A Favorite Christmas Story Print E-mail

Beacon Hill Byline

by Mary Rogeness

A Favorite Christmas StoryDecember 10, 2006
his week I’m reprising my favorite December column for the Byline and telling again my favorite Christmas story. I hope you find it as moving as I did on first reading the tale.

Charles Dickens told the most familiar story of the holiday spirit in A Christmas Carol, but a different story of bygone Christmas stays in my memory as a defining tale of the spirit of Christmas. It is just a few pages from a volume I found in an old bookstore, Recollections of a Missionary in the Great West. It tells a memorable story of one man’s gifts to two children who lived in poverty beyond my comprehension. It happened in another place and another century, but it is so touching that I like to pass it along. The story-teller writes about his encounter on Christmas day with a pioneer family late in the 19th century. Their lack of life’s necessities was extreme, and the 6 year old daughter and 5 year old son knew they would not “have any Christmas this year…. Last year mother made us some potato men, but this year potatoes are so scarce that we couldn’t have ‘em.”

The pastor states: “My heart went out to them. Children and no Christmas gifts!

“Only the chill, bare room, the wretched, meager meal. I ransacked my brain. Finally something occurred to me. After dinner I excused myself and hurried back to the church. There were two baskets there which were used for the collection – old, but rather pretty. I selected the best one. Fortunately I had in my grip a neat little ‘housewife’ which contained a pair of scissors, a huge thimble, needles, thread, a tiny little pincushion, an emery bag, buttons, etc. I emptied the contents into the collection-basket, and garnished the dull little affair with the bright ribbon ties ripped off the housewife, and went back to the house.

“To the boy I gave my penknife, which happened to be nearly new, and to the girl the church basket with the sewing-things for a work-basket. The joy of those children was one of the finest things I have ever witnessed.
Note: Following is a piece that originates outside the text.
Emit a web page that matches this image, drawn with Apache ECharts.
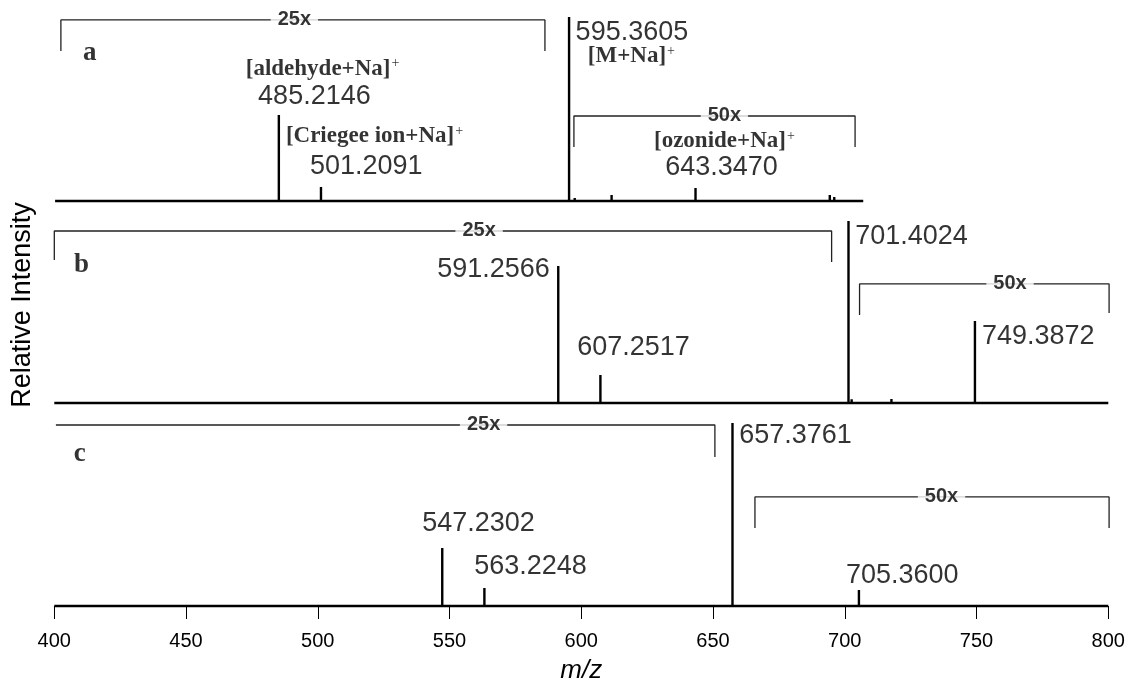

The face of the little girl was positively filled with awe as she lifted from the basket, one by one, the pretty and useful articles the housewife had supplied, and when I added the small box of candy that my children had provided me, they looked at me with feelings of reverence, almost as a visible incarnation of Santa Claus.”

My eyes still fill with tears when I read the story.

Children in today’s world have new problems, different concerns from those of a pioneer farm family. They are just as real to young children in difficult family situations. We may not witness the awe in their faces, but by dropping coins or bills into the Salvation Army kettle or sending a donation to Toy for Joy and giving just a bit from our bounty, each one of us can add to the Christmas of a child in need. Merry Christmas!